▶ _What is expected_
Your task is to copy the listing exactly. Drop any pictures from the copy.

▶ _Data section_
>>>>>

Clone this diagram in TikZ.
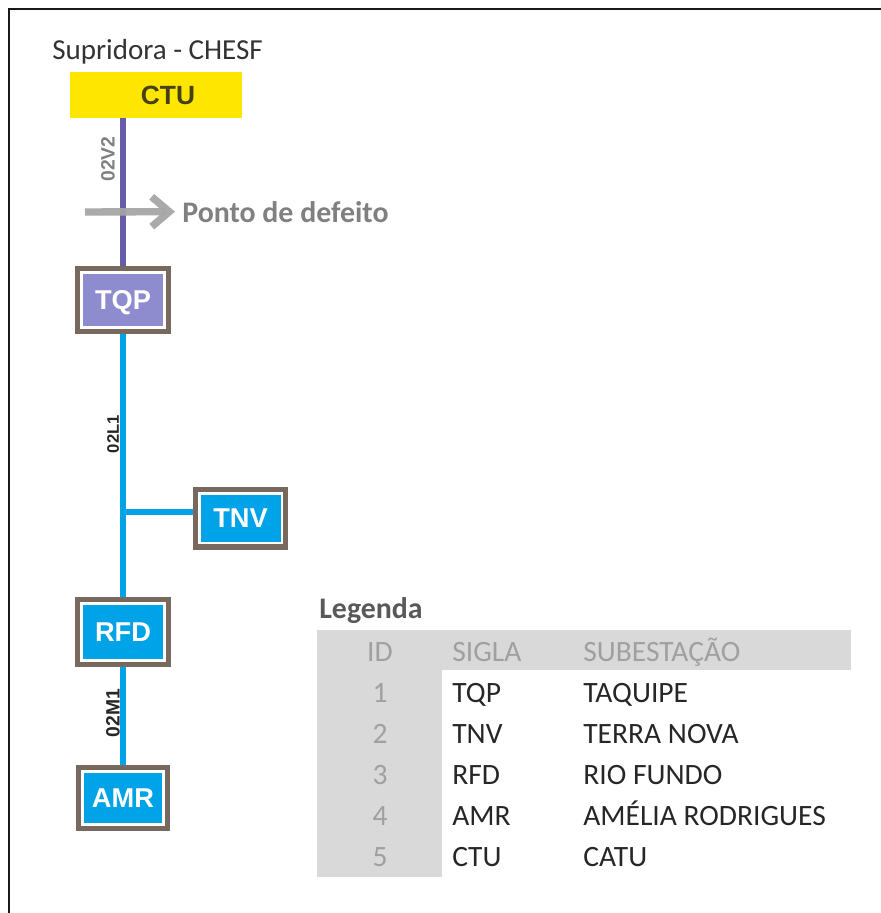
\documentclass[tikz,border=0pt]{standalone}
\usepackage{fontspec}
\setmainfont{Carlito}
\newfontfamily\arialfont{Liberation Sans}
\usetikzlibrary{arrows.meta,backgrounds}

\definecolor{ctuyellow}{RGB}{255,230,0}
\definecolor{ctutext}{RGB}{70,65,20}
\definecolor{tqppurple}{RGB}{142,140,206}
\definecolor{linepurple}{RGB}{102,92,170}
\definecolor{subblue}{RGB}{0,162,232}
\definecolor{framebrown}{RGB}{120,105,95}
\definecolor{faultgray}{RGB}{165,165,165}
\definecolor{faulttext}{RGB}{128,128,128}
\definecolor{legendgray}{RGB}{217,217,217}
\definecolor{headgray}{RGB}{160,160,160}
\definecolor{darktext}{RGB}{38,38,38}

\begin{document}
\begin{tikzpicture}[
  x=0.02cm, y=-0.02cm,
  sub/.style={preaction={draw=framebrown, line width=7.4pt},
    draw=white, line width=1.7pt, minimum width=1.66cm, minimum height=1.1cm,
    inner sep=0pt, text depth=0pt, text=white,
    font=\arialfont\bfseries\fontsize{15.5}{18}\selectfont},
  ctubox/.style={fill=ctuyellow, minimum width=3.44cm, minimum height=0.92cm,
    inner sep=0pt, text depth=0pt, text=ctutext,
    font=\arialfont\bfseries\fontsize{15}{18}\selectfont},
  purpleline/.style={draw=linepurple, line width=3pt},
  blueline/.style={draw=subblue, line width=3pt},
  linelabel/.style={rotate=90, inner sep=0pt, text depth=0pt,
    font=\arialfont\bfseries\fontsize{11}{13}\selectfont},
  fault/.style={draw=faultgray, line width=4.2pt,
    -{Straight Barb[length=10pt,width=17pt]}, shorten >=4pt},
  legtext/.style={inner sep=0pt, font=\fontsize{16.8}{19}\selectfont},
  every node/.style={inner sep=0pt}
]
\useasboundingbox (0,0) rectangle (881,913);
\draw[line width=1.7pt, black!90] (9,913) -- (9,9) -- (881,9);

% supply and substations
\node[anchor=base west, text=black!80, font=\fontsize{16.5}{19}\selectfont] (chesf) at (52,59) {Supridora - CHESF};
\node[ctubox] (ctu) at (156,95) {\hspace{0.48cm}CTU};
\node[sub, fill=tqppurple] (tqp) at (123,300) {TQP};
\node[sub, fill=subblue, minimum height=1.0cm] (tnv) at (240.5,518) {TNV};
\node[sub, fill=subblue, minimum height=1.14cm] (rfd) at (123,632) {RFD};
\node[sub, fill=subblue, minimum height=1.06cm, minimum width=1.62cm] (amr) at (123,798) {AMR};
\coordinate (tap) at (123,512);

\begin{scope}[on background layer]
  \draw[purpleline] (ctu.south -| tqp.north) -- (tqp.north);
  \draw[blueline] (tqp.south) -- (rfd.north);
  \draw[blueline] (tap) -- (tap -| tnv.west);
  \draw[blueline] (rfd.south) -- (amr.north);
\end{scope}

% line names
\node[linelabel, text=faulttext] (v2) at (108,159) {02V2};
\node[linelabel, text=darktext, font=\arialfont\bfseries\fontsize{9.5}{11}\selectfont] (l1) at (113,434) {02L1};
\node[linelabel, text=darktext] (m1) at (113,713) {02M1};

% fault point
\node[anchor=base west, text=faulttext, font=\bfseries\fontsize{17}{20}\selectfont] (defeito) at (182,222) {Ponto de defeito};
\coordinate (faulttail) at (85,212);
\draw[fault, opacity=0.95] (faulttail) -- (defeito.west);

% legend
\node[anchor=base west, text=black!65, font=\bfseries\fontsize{17}{20}\selectfont] (legenda) at (319,618) {Legenda};
\fill[legendgray] (317,630) rectangle (851,670);
\fill[legendgray] (317,670) rectangle (442,877);
\node[legtext, anchor=base, text=headgray] (hid) at (380,661) {ID};
\node[legtext, anchor=base west, text=headgray] (hsigla) at (452,661) {SIGLA};
\node[legtext, anchor=base west, text=headgray] (hnome) at (583,661) {SUBESTAÇÃO};
\foreach \sigla/\nome [count=\i] in {TQP/TAQUIPE, TNV/TERRA NOVA, RFD/RIO FUNDO,
    AMR/AMÉLIA RODRIGUES, CTU/CATU} {
  \node[legtext, anchor=base, text=headgray] (id\i) at (380,{661+41*\i}) {\i};
  \node[legtext, anchor=base west, text=darktext] (sigla\i) at (452,{661+41*\i}) {\sigla};
  \node[legtext, anchor=base west, text=darktext] (nome\i) at (583,{661+41*\i}) {\nome};
}
\end{tikzpicture}
\end{document}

<<<<<

▶ _Solution to the problem_
Clone this diagram in TikZ.
\documentclass[tikz,border=0pt]{standalone}
\usepackage{fontspec}
\setmainfont{Carlito}
\newfontfamily\arialfont{Liberation Sans}
\usetikzlibrary{arrows.meta,backgrounds}

\definecolor{ctuyellow}{RGB}{255,230,0}
\definecolor{ctutext}{RGB}{70,65,20}
\definecolor{tqppurple}{RGB}{142,140,206}
\definecolor{linepurple}{RGB}{102,92,170}
\definecolor{subblue}{RGB}{0,162,232}
\definecolor{framebrown}{RGB}{120,105,95}
\definecolor{faultgray}{RGB}{165,165,165}
\definecolor{faulttext}{RGB}{128,128,128}
\definecolor{legendgray}{RGB}{217,217,217}
\definecolor{headgray}{RGB}{160,160,160}
\definecolor{darktext}{RGB}{38,38,38}

\begin{document}
\begin{tikzpicture}[
  x=0.02cm, y=-0.02cm,
  sub/.style={preaction={draw=framebrown, line width=7.4pt},
    draw=white, line width=1.7pt, minimum width=1.66cm, minimum height=1.1cm,
    inner sep=0pt, text depth=0pt, text=white,
    font=\arialfont\bfseries\fontsize{15.5}{18}\selectfont},
  ctubox/.style={fill=ctuyellow, minimum width=3.44cm, minimum height=0.92cm,
    inner sep=0pt, text depth=0pt, text=ctutext,
    font=\arialfont\bfseries\fontsize{15}{18}\selectfont},
  purpleline/.style={draw=linepurple, line width=3pt},
  blueline/.style={draw=subblue, line width=3pt},
  linelabel/.style={rotate=90, inner sep=0pt, text depth=0pt,
    font=\arialfont\bfseries\fontsize{11}{13}\selectfont},
  fault/.style={draw=faultgray, line width=4.2pt,
    -{Straight Barb[length=10pt,width=17pt]}, shorten >=4pt},
  legtext/.style={inner sep=0pt, font=\fontsize{16.8}{19}\selectfont},
  every node/.style={inner sep=0pt}
]
\useasboundingbox (0,0) rectangle (881,913);
\draw[line width=1.7pt, black!90] (9,913) -- (9,9) -- (881,9);

% supply and substations
\node[anchor=base west, text=black!80, font=\fontsize{16.5}{19}\selectfont] (chesf) at (52,59) {Supridora - CHESF};
\node[ctubox] (ctu) at (156,95) {\hspace{0.48cm}CTU};
\node[sub, fill=tqppurple] (tqp) at (123,300) {TQP};
\node[sub, fill=subblue, minimum height=1.0cm] (tnv) at (240.5,518) {TNV};
\node[sub, fill=subblue, minimum height=1.14cm] (rfd) at (123,632) {RFD};
\node[sub, fill=subblue, minimum height=1.06cm, minimum width=1.62cm] (amr) at (123,798) {AMR};
\coordinate (tap) at (123,512);

\begin{scope}[on background layer]
  \draw[purpleline] (ctu.south -| tqp.north) -- (tqp.north);
  \draw[blueline] (tqp.south) -- (rfd.north);
  \draw[blueline] (tap) -- (tap -| tnv.west);
  \draw[blueline] (rfd.south) -- (amr.north);
\end{scope}

% line names
\node[linelabel, text=faulttext] (v2) at (108,159) {02V2};
\node[linelabel, text=darktext, font=\arialfont\bfseries\fontsize{9.5}{11}\selectfont] (l1) at (113,434) {02L1};
\node[linelabel, text=darktext] (m1) at (113,713) {02M1};

% fault point
\node[anchor=base west, text=faulttext, font=\bfseries\fontsize{17}{20}\selectfont] (defeito) at (182,222) {Ponto de defeito};
\coordinate (faulttail) at (85,212);
\draw[fault, opacity=0.95] (faulttail) -- (defeito.west);

% legend
\node[anchor=base west, text=black!65, font=\bfseries\fontsize{17}{20}\selectfont] (legenda) at (319,618) {Legenda};
\fill[legendgray] (317,630) rectangle (851,670);
\fill[legendgray] (317,670) rectangle (442,877);
\node[legtext, anchor=base, text=headgray] (hid) at (380,661) {ID};
\node[legtext, anchor=base west, text=headgray] (hsigla) at (452,661) {SIGLA};
\node[legtext, anchor=base west, text=headgray] (hnome) at (583,661) {SUBESTAÇÃO};
\foreach \sigla/\nome [count=\i] in {TQP/TAQUIPE, TNV/TERRA NOVA, RFD/RIO FUNDO,
    AMR/AMÉLIA RODRIGUES, CTU/CATU} {
  \node[legtext, anchor=base, text=headgray] (id\i) at (380,{661+41*\i}) {\i};
  \node[legtext, anchor=base west, text=darktext] (sigla\i) at (452,{661+41*\i}) {\sigla};
  \node[legtext, anchor=base west, text=darktext] (nome\i) at (583,{661+41*\i}) {\nome};
}
\end{tikzpicture}
\end{document}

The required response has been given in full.